La phase 2 du PREMU s’achève en avril 2024. Dans le cadre du dialogue qu’on a avec le gouvernement, nous avons accompagné le gouvernement de Côte d’Ivoire à mettre en œuvre une nouvelle stratégie. Le gouvernement, dans le cadre du PND, dit que l’eau potable est une priorité, mais aussi il faut penser aux autres usagers de l’eau tels que l’agriculture, l’élevage, la pisciculture. C’est pourquoi maintenant, on a eu une approche de sécurité de l’eau. Même si la Côte d’Ivoire est un pays où l’eau est abondante, à l’issue de cette étude, nous avons identifié des hospot. Il y a des parties du pays où la ressource en eau n’est pas garantie sur toute l’année. La qualité de l’eau aussi n’est également pas garantie. Avec cette étude, cette approche, on a pu identifier notamment la région nord du pays qui est une zone de vulnérabilité, en termes de ressources en eau, mais aussi d’autres parties du pays. Sur la base de cette étude sur la sécurité de l’eau qui a été adoptée par le gouvernement, la Banque mondiale a été sollicitée pour financer un nouveau projet qu’on appelle ‘‘Projet d’appui à la sécurité de l’eau’’ (PASEA), avec un financement de l’ordre de 150 milliards de FCFA, qui est en train d’être préparé et qui va aller en Conseil d’administration, en décembre prochain.
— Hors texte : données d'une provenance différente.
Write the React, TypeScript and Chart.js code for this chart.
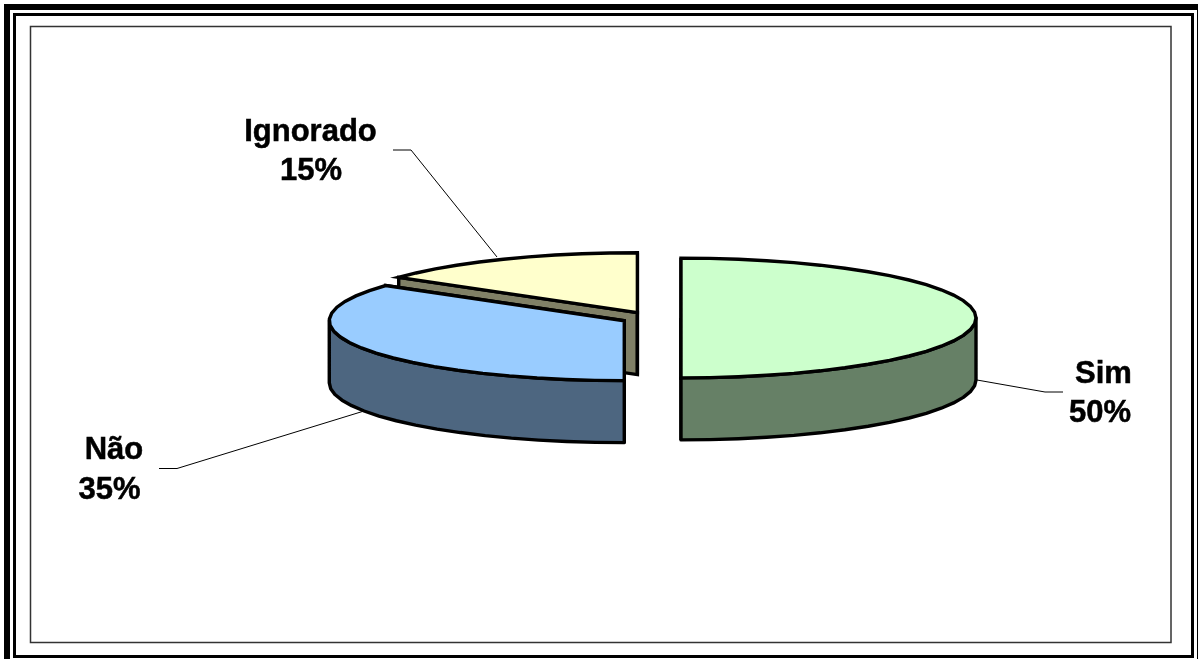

En quoi va consister le PASEA, et quels sont ses Les objectifs ?
Les objectifs du projet visent à sécuriser les ressources en eau. Par exemple, dans la zone nord du pays, il y a un certain nombre de barrages qui avaient été réalisés depuis plus de 30 ans, mais qui sont menacés, et donc nécessitent une réhabilitation. Dans le cadre de ce projet, il y a 9 barrages prioritaires qui ont été retenus et qui vont être réhabilités, pour permettre de sécuriser l’alimentation en eau potable et de fournir également des services d’irrigation. Il y a également une forte composante en milieu rural. On va réaliser une dizaine de forages multi villages dans la zone nord. On va également réaliser des stations de boue de vidange. Parce qu’à part Korhogo, je pense qu’aucune autre ville du Nord ne dispose de systèmes de traitement des eaux usées. Ça, c’est la volonté du projet de doter des villes de systèmes d’assainissement avec un traitement de boue de vidange. On a également une composante forte de réalisation de latrines en milieu rural. 50 mille latrines vont être réalisées par la Direction de l’Assainissement rural dans cette zone. Dans l’ensemble du pays également. Puisque le projet PREMU avait mis en place, pratiquement, 30 mille branchements sociaux. Et cela été un très grand succès, avec une très forte demande des populations. Dans le cadre du nouveau projet, nous allons réaliser 100 mille branchements sociaux dans l’ensemble du pays. Au total, c’est un projet intégré qui vise à la fois la sécurité de l’eau avec la réhabilitation de barrages, la mise en œuvre de la gestion intégrée de ressources en eau. Parce qu’il ne s’agit pas seulement de réhabiliter les barrages. Il faut aussi les protéger, s’assurer que la maintenance est en bonne voie, et que les ressources financières sont disponibles pour assurer la maintenance, afin d’éviter la situation dans laquelle on se trouve aujourd’hui. Parce que ces barrages, depuis 30 ans, n’ont pas fait l’objet de maintenance correcte, et aujourd’hui sont menacés de ruine. Voilà un ensemble d’activités que nous allons financer, en plus de l’accompagnement classique, en termes de renforcement de capacités, de réformes sectorielles que le projet va développer.